Tribute paid to Chernobyl Children International charity

Lord mayor of Cork to lead delegation to Ukraine for 30th anniversary of disaster

Lord Mayor of Cork Cllr Chris O'Leary has paid tribute to the work of the Chernobyl Children International charity as he prepares to lead a delegation from the city to Chernobyl to mark the 30th anniversary of the nuclear explosion in the Ukraine early next month.

"Cork is rightly proud of the fantastic work that has been done by Chernobyl Children International since its foundation 25 years ago," said Cllr O'Leary who will accompanied by Cork City Council chief executive Ann Doherty and Irish Ambassador to Belarus David Nolan.

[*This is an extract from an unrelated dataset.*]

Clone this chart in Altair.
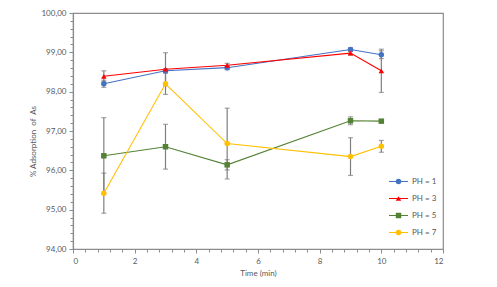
import altair as alt
import pandas as pd

# ---- data ----
time = [1, 3, 5, 9, 10]
series = ["PH = 1", "PH = 3", "PH = 5", "PH = 7"]
ph1 = [98.20, 98.53, 98.61, 99.07, 98.94]
ph3 = [98.39, 98.57, 98.67, 98.98, 98.53]
ph5 = [96.37, 96.60, 96.14, 97.26, 97.25]
ph7 = [95.42, 98.20, 96.68, 96.35, 96.61]
err1 = [0.09, 0.05, 0.05, 0.05, 0.10]
err3 = [0.14, 0.42, 0.05, 0.05, 0.55]
err5 = [0.97, 0.57, 0.13, 0.10, 0.03]
err7 = [0.51, 0.27, 0.90, 0.48, 0.15]
colors = ["#4472C4", "#FF0000", "#548235", "#FFC000"]
shapes = ["circle", "triangle-up", "square", "circle"]
x_ticks = [round(i * 0.4, 1) for i in range(31)]
y_ticks = [round(94 + i * 0.2, 1) for i in range(31)]

rows = []
for name, vals, errs in zip(series, [ph1, ph3, ph5, ph7], [err1, err3, err5, err7]):
    for t, v, e in zip(time, vals, errs):
        rows.append({"Time": t, "Series": name, "Value": v,
                     "Lo": v - e, "Hi": v + e})
df = pd.DataFrame(rows)

FONT = "Lato"
GREY = "#595959"

xs = alt.Scale(domain=[0, 12], nice=False, zero=False)
ys = alt.Scale(domain=[94, 100], nice=False, zero=False)

x_axis = alt.Axis(
    title="Time (min)", values=x_ticks, tickCount=len(x_ticks),
    labelExpr="abs(datum.value - round(datum.value/2)*2) < 0.01 ? format(datum.value, 'd') : ''",
    tickSize={"condition": {"test": "abs(datum.value - round(datum.value/2)*2) < 0.01", "value": 4}, "value": 3},
    grid=False, labelOverlap=False, labelPadding=4, titlePadding=4,
)
y_axis = alt.Axis(
    title="% Adsorption\u00a0 of\u00a0 As", values=y_ticks, tickCount=len(y_ticks),
    labelExpr="abs(datum.value - round(datum.value)) < 0.01 ? replace(format(datum.value, '.2f'), '.', ',') : ''",
    tickSize={"condition": {"test": "abs(datum.value - round(datum.value)) < 0.01", "value": 4}, "value": 3},
    grid=False, labelOverlap=False, labelPadding=3, titlePadding=3, titleY=128,
)

color_line = alt.Color(
    "Series:N", scale=alt.Scale(domain=series, range=colors),
    legend=alt.Legend(
        title=None, orient="none", legendX=315, legendY=160,
        symbolType="stroke", symbolSize=361, symbolStrokeWidth=1.1,
        clipHeight=17, rowPadding=0, padding=0, labelOffset=3,
    ),
)

base = alt.Chart(df)

err_rule = base.mark_rule(color="#7F7F7F", strokeWidth=1.2).encode(
    x=alt.X("Time:Q", scale=xs, axis=x_axis),
    y=alt.Y("Lo:Q", scale=ys, axis=y_axis),
    y2="Hi:Q",
)
err_lo = base.mark_tick(color="#7F7F7F", orient="horizontal", size=5, thickness=1.2).encode(
    x=alt.X("Time:Q", scale=xs), y=alt.Y("Lo:Q", scale=ys))
err_hi = base.mark_tick(color="#7F7F7F", orient="horizontal", size=5, thickness=1.2).encode(
    x=alt.X("Time:Q", scale=xs), y=alt.Y("Hi:Q", scale=ys))

lines = base.mark_line(strokeWidth=1.1).encode(
    x=alt.X("Time:Q", scale=xs),
    y=alt.Y("Value:Q", scale=ys),
    color=color_line,
    detail="Series:N",
)

marker_legend = alt.Legend(
    title=None, orient="none", legendX=321.5, legendY=160,
    symbolSize=30, clipHeight=17, rowPadding=0, padding=0,
    labelExpr="''", symbolStrokeWidth=0,
)
points = base.mark_point(filled=True, size=30, opacity=1).encode(
    x=alt.X("Time:Q", scale=xs),
    y=alt.Y("Value:Q", scale=ys),
    color=alt.Color("Series:N", scale=alt.Scale(domain=series, range=colors), legend=marker_legend),
    shape=alt.Shape("Series:N", scale=alt.Scale(domain=series, range=shapes), legend=marker_legend),
)

chart = (
    alt.layer(err_rule, err_lo, err_hi, lines, points)
    .resolve_legend(color="independent", shape="independent")
    .resolve_scale(color="independent")
    .properties(
        width=370, height=236,
        autosize=alt.AutoSizeParams(type="none"),
        padding={"left": 65, "top": 5, "right": 46, "bottom": 30},
    )
    .configure_view(stroke="#8C8C8C", strokeWidth=1.2)
    .configure_axis(
        labelFont=FONT, titleFont=FONT, labelFontSize=8, titleFontSize=8,
        labelColor=GREY, titleColor=GREY, titleFontWeight="normal",
        domainColor="#8C8C8C", tickColor="#8C8C8C", domainWidth=1.2,
    )
    .configure_legend(labelFont=FONT, labelFontSize=8, labelColor=GREY)
)

chart.save("out.html", embed_options={"renderer": "svg", "actions": False})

“It is an honour for me to be travelling to Chernobyl not only to witness this work, but also to pay tribute on behalf of the people of Cork to the charity and to the hundreds of volunteers whose generosity and kindness down the years has delivered €100 million in aid,” he added.

Cllr O'Leary paid tribute to Chernobyl Children International chief Adi Roche, who is also part of the delegation travelling to Chernobyl, noting that the charity has also helped almost 25,000 children affected by the explosion benefited from holidays in Ireland over the past 30 years.

The delegation will meet relatives of families who were directly affected by the radioactive fallout and visit abandoned ghost towns like Pripyat which once housed the families of the thousands of men and women who worked at the nearby Chernobyl Plant, said Cllr O’Leary.


Ms Roche – who will be visiting the Chernobyl exclusion zone for the 25th time – said it was particularly significant the Lord Mayor of Cork had chosen to lead the first official Irish delegation to Chernobyl given that the people of Cork were among of the first "responders" to the crisis 30 years ago.

“We hope that his presence will be a reminder of the threat Chernobyl still poses to the world and we are particularly pleased that he will have an opportunity to see the extraordinary work which Irish volunteers have been doing in regions affected by the Chernobyl accident,” she said.

“The Lord Mayor will also visit a smaller number of outlying villages in the zone to which some older people have illegally returned. They will hear how the lives of seven million people were affected by the accident which released 200 times more radioactivity than the Hiroshima and Nagasaki bombs.”

Ms Roche pointed out that the Irish Government has contributed €8 million towards the construction of a €1.5 billion steel and concrete shelter designed to prevent the damaged reactor leaking radioactivity and make it safe for the next 100 years.